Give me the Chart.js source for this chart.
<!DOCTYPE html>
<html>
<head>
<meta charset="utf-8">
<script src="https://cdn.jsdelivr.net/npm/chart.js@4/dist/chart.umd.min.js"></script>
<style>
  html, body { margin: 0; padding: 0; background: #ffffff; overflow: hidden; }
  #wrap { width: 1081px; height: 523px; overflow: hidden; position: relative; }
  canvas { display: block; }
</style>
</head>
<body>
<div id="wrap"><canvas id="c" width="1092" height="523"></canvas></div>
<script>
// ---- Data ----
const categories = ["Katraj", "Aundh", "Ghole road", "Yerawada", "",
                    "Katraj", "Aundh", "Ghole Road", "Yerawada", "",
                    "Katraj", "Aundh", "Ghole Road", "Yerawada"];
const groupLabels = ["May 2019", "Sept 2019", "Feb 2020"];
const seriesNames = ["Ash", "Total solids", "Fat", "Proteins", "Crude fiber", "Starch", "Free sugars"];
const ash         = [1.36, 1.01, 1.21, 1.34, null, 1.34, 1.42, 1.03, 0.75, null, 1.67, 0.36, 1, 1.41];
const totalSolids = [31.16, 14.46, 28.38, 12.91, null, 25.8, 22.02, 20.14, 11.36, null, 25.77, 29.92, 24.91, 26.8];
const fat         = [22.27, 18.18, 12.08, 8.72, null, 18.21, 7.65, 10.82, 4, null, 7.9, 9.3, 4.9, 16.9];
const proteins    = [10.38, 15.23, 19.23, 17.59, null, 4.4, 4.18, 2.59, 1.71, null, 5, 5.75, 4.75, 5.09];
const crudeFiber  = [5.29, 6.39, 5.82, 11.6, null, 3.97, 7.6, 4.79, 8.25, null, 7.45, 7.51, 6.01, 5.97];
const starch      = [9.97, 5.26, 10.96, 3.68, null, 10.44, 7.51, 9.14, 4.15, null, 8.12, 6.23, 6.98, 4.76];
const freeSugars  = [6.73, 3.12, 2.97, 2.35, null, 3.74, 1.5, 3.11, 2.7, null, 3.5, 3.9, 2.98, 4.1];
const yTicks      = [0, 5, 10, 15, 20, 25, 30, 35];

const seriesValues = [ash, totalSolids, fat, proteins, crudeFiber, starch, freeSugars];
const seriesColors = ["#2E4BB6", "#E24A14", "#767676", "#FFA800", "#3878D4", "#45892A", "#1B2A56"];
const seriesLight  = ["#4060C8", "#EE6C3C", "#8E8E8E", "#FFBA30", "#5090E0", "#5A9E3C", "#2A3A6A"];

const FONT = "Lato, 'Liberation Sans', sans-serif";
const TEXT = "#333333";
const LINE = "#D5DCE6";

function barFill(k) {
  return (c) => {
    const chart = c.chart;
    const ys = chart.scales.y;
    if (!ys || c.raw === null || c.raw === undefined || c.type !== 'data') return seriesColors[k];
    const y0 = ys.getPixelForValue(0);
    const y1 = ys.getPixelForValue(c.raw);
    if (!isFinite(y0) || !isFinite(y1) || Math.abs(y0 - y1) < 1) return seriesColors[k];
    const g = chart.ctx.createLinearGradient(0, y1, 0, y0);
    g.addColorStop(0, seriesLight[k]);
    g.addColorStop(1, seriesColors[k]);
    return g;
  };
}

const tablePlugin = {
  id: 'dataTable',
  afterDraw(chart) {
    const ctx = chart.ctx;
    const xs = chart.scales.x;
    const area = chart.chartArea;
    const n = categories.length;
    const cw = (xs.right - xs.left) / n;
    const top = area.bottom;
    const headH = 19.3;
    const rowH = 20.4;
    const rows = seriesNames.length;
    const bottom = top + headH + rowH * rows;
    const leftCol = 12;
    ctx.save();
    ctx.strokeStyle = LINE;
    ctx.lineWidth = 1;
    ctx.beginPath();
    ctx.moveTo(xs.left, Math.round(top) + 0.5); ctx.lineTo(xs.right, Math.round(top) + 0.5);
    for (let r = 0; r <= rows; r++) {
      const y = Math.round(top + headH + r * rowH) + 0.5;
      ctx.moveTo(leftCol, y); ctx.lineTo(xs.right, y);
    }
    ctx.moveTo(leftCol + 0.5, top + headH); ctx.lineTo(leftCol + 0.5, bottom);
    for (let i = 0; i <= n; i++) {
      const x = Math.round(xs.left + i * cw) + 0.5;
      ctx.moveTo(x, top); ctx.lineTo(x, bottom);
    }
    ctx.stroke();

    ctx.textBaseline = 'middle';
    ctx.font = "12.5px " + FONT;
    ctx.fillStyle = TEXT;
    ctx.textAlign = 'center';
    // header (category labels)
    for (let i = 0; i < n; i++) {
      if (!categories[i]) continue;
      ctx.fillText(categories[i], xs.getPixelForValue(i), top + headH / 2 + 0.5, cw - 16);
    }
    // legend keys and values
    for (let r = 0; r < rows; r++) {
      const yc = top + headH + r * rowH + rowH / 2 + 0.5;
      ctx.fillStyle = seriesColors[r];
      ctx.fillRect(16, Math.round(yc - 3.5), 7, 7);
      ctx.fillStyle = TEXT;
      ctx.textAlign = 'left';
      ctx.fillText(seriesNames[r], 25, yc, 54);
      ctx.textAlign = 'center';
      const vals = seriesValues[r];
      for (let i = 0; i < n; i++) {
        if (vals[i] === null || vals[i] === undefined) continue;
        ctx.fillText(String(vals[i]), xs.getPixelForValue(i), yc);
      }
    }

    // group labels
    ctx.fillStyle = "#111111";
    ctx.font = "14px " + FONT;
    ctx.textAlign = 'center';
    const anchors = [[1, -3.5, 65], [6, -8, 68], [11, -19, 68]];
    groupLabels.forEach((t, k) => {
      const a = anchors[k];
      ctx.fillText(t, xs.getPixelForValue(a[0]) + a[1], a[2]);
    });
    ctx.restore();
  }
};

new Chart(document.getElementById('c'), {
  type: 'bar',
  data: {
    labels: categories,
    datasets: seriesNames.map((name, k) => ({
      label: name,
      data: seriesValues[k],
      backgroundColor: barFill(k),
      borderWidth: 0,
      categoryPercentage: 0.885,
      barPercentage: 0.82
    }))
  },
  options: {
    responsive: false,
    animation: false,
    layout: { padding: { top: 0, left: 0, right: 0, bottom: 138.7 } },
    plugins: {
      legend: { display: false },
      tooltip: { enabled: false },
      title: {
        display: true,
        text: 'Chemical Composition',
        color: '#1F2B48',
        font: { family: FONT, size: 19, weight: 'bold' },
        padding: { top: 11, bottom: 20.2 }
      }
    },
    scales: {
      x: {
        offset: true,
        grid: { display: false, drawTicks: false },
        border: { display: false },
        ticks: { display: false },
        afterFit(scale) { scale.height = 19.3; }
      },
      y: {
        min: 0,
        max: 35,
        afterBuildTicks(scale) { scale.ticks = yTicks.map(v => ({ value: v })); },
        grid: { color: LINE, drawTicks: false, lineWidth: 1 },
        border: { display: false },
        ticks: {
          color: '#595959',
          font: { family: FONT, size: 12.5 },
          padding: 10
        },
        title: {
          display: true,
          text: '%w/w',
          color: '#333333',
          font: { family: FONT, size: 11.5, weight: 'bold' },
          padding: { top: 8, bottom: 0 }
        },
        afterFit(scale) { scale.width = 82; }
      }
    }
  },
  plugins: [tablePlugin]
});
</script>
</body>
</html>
---
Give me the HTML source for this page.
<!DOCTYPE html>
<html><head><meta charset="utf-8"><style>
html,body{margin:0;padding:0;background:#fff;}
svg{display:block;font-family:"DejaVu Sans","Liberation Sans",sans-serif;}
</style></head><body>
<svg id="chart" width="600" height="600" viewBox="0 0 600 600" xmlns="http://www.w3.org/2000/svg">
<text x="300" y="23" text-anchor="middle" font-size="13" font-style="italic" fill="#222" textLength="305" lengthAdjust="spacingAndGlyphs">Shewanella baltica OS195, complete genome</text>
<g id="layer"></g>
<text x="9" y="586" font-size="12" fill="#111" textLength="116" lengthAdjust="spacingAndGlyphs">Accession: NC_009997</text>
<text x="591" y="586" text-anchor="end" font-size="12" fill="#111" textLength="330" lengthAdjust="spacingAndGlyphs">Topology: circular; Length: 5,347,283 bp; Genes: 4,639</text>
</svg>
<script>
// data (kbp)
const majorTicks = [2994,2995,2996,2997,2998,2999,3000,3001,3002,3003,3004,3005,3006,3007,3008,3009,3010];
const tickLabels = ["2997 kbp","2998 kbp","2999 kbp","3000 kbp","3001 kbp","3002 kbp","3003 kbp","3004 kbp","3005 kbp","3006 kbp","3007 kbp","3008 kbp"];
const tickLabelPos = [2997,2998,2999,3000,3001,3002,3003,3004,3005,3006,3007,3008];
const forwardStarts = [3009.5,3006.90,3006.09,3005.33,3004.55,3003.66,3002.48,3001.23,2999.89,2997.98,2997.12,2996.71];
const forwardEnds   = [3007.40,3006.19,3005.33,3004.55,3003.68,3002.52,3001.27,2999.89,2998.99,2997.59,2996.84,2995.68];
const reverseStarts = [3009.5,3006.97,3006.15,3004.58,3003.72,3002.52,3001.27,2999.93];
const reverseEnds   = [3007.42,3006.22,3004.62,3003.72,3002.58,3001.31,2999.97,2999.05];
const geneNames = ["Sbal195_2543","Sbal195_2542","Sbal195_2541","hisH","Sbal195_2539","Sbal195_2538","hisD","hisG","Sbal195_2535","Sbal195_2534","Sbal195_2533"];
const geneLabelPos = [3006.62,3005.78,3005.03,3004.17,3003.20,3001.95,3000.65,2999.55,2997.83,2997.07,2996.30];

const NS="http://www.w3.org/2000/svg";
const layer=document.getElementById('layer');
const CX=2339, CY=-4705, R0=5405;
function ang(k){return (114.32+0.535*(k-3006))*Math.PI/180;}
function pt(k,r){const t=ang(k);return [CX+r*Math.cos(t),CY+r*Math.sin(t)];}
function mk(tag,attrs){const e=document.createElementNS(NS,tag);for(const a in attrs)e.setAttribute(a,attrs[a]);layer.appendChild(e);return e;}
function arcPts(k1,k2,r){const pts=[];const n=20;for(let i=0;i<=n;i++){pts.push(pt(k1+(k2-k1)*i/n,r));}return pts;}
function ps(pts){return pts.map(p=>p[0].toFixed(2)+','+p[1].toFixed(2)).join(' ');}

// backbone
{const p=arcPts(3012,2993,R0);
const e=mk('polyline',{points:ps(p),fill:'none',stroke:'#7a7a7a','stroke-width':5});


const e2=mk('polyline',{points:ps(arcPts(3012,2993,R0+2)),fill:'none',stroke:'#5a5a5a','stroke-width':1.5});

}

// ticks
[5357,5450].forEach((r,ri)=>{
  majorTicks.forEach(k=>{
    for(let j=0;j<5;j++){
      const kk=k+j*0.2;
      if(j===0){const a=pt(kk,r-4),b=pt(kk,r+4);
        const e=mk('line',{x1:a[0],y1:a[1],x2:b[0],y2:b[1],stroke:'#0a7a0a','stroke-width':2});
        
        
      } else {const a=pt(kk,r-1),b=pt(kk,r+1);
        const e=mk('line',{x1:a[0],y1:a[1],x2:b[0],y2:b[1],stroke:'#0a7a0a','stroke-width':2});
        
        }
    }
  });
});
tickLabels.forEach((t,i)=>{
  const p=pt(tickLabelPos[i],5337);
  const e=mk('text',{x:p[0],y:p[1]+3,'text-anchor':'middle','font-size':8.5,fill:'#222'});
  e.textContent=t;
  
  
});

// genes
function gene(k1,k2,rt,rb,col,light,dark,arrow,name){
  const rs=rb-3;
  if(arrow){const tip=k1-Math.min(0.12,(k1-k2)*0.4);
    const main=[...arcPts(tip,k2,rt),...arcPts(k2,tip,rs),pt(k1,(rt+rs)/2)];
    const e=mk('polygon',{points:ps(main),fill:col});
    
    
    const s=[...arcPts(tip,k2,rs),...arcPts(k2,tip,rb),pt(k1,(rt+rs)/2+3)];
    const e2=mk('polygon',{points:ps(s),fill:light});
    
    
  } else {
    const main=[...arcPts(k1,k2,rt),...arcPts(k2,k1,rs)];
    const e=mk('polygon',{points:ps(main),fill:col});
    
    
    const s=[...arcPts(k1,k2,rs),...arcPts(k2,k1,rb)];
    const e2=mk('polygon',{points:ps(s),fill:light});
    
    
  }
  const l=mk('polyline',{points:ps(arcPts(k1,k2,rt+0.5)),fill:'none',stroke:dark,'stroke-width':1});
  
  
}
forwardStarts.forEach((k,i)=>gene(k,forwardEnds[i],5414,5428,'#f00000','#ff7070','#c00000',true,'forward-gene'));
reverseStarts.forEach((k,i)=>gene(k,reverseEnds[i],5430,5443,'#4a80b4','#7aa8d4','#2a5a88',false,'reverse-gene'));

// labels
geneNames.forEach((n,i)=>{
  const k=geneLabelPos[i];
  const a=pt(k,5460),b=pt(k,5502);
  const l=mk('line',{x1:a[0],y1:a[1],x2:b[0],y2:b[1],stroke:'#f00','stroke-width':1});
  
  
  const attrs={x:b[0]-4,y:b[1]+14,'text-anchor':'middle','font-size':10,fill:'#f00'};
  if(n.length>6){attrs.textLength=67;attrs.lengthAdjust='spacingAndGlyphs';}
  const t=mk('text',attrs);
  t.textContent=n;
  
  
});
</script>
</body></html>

OBJECTIVE -> Isolate the lines above that contain the word "this" and copy them.

EXERCISE ANSWER ->
Give me the Chart.js source for this chart.
Give me the HTML source for this page.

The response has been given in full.